start

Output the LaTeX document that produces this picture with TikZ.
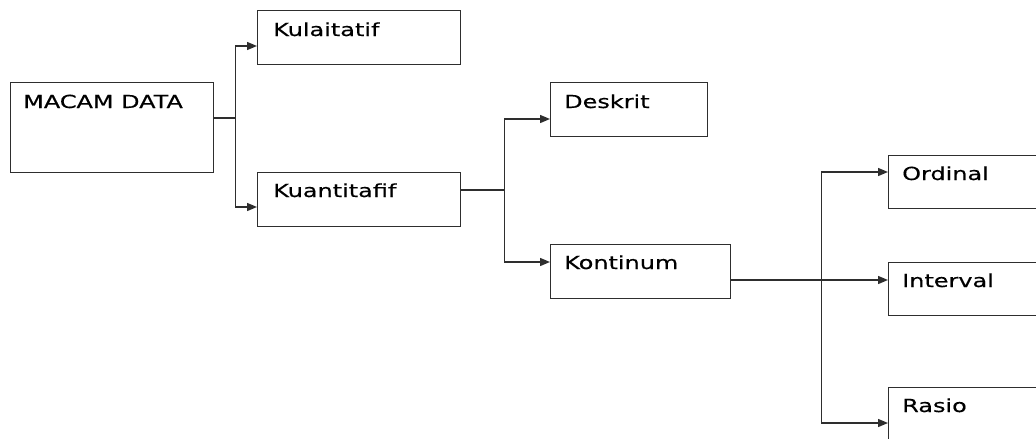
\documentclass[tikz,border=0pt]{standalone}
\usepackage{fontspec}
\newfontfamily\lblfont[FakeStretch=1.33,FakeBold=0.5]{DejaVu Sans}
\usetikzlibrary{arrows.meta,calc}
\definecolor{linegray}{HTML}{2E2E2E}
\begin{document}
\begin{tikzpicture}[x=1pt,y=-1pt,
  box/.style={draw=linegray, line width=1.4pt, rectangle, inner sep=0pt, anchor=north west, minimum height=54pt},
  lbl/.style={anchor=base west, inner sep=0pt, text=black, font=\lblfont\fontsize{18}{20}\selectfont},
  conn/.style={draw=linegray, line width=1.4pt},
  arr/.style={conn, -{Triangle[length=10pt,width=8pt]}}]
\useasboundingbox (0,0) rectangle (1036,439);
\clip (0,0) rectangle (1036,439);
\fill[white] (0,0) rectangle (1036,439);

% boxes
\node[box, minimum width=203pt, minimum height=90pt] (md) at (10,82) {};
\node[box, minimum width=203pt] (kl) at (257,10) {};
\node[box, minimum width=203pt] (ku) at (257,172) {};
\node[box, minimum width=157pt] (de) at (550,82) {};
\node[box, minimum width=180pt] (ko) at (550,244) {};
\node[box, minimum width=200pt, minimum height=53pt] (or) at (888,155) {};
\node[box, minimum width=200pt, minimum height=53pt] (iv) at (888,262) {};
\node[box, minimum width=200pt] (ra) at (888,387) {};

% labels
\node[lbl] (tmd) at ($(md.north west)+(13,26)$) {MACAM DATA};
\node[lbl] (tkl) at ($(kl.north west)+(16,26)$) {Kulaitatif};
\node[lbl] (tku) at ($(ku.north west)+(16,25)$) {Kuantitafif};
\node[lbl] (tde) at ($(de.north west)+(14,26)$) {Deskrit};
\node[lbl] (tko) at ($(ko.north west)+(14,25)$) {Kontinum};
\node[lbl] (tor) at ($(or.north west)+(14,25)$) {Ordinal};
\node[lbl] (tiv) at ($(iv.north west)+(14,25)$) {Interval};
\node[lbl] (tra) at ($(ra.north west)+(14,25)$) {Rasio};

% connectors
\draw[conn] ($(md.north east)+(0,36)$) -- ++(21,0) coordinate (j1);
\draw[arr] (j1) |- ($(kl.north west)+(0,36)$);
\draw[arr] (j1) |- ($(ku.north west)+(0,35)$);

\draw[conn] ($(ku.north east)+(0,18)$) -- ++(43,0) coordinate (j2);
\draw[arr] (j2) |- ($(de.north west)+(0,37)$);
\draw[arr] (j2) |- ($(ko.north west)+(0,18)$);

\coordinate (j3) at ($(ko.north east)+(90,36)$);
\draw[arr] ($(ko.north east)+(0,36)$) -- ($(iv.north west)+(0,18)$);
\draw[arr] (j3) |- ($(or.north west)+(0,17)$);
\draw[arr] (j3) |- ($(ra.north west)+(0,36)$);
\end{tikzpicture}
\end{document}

end

TASK DIRECTIONS: Ignore the images and quote every line of the listing exactly.

OUTPUT FOR THIS TASK:
Output the LaTeX document that produces this picture with TikZ.
\documentclass[tikz,border=0pt]{standalone}
\usepackage{fontspec}
\newfontfamily\lblfont[FakeStretch=1.33,FakeBold=0.5]{DejaVu Sans}
\usetikzlibrary{arrows.meta,calc}
\definecolor{linegray}{HTML}{2E2E2E}
\begin{document}
\begin{tikzpicture}[x=1pt,y=-1pt,
  box/.style={draw=linegray, line width=1.4pt, rectangle, inner sep=0pt, anchor=north west, minimum height=54pt},
  lbl/.style={anchor=base west, inner sep=0pt, text=black, font=\lblfont\fontsize{18}{20}\selectfont},
  conn/.style={draw=linegray, line width=1.4pt},
  arr/.style={conn, -{Triangle[length=10pt,width=8pt]}}]
\useasboundingbox (0,0) rectangle (1036,439);
\clip (0,0) rectangle (1036,439);
\fill[white] (0,0) rectangle (1036,439);

% boxes
\node[box, minimum width=203pt, minimum height=90pt] (md) at (10,82) {};
\node[box, minimum width=203pt] (kl) at (257,10) {};
\node[box, minimum width=203pt] (ku) at (257,172) {};
\node[box, minimum width=157pt] (de) at (550,82) {};
\node[box, minimum width=180pt] (ko) at (550,244) {};
\node[box, minimum width=200pt, minimum height=53pt] (or) at (888,155) {};
\node[box, minimum width=200pt, minimum height=53pt] (iv) at (888,262) {};
\node[box, minimum width=200pt] (ra) at (888,387) {};

% labels
\node[lbl] (tmd) at ($(md.north west)+(13,26)$) {MACAM DATA};
\node[lbl] (tkl) at ($(kl.north west)+(16,26)$) {Kulaitatif};
\node[lbl] (tku) at ($(ku.north west)+(16,25)$) {Kuantitafif};
\node[lbl] (tde) at ($(de.north west)+(14,26)$) {Deskrit};
\node[lbl] (tko) at ($(ko.north west)+(14,25)$) {Kontinum};
\node[lbl] (tor) at ($(or.north west)+(14,25)$) {Ordinal};
\node[lbl] (tiv) at ($(iv.north west)+(14,25)$) {Interval};
\node[lbl] (tra) at ($(ra.north west)+(14,25)$) {Rasio};

% connectors
\draw[conn] ($(md.north east)+(0,36)$) -- ++(21,0) coordinate (j1);
\draw[arr] (j1) |- ($(kl.north west)+(0,36)$);
\draw[arr] (j1) |- ($(ku.north west)+(0,35)$);

\draw[conn] ($(ku.north east)+(0,18)$) -- ++(43,0) coordinate (j2);
\draw[arr] (j2) |- ($(de.north west)+(0,37)$);
\draw[arr] (j2) |- ($(ko.north west)+(0,18)$);

\coordinate (j3) at ($(ko.north east)+(90,36)$);
\draw[arr] ($(ko.north east)+(0,36)$) -- ($(iv.north west)+(0,18)$);
\draw[arr] (j3) |- ($(or.north west)+(0,17)$);
\draw[arr] (j3) |- ($(ra.north west)+(0,36)$);
\end{tikzpicture}
\end{document}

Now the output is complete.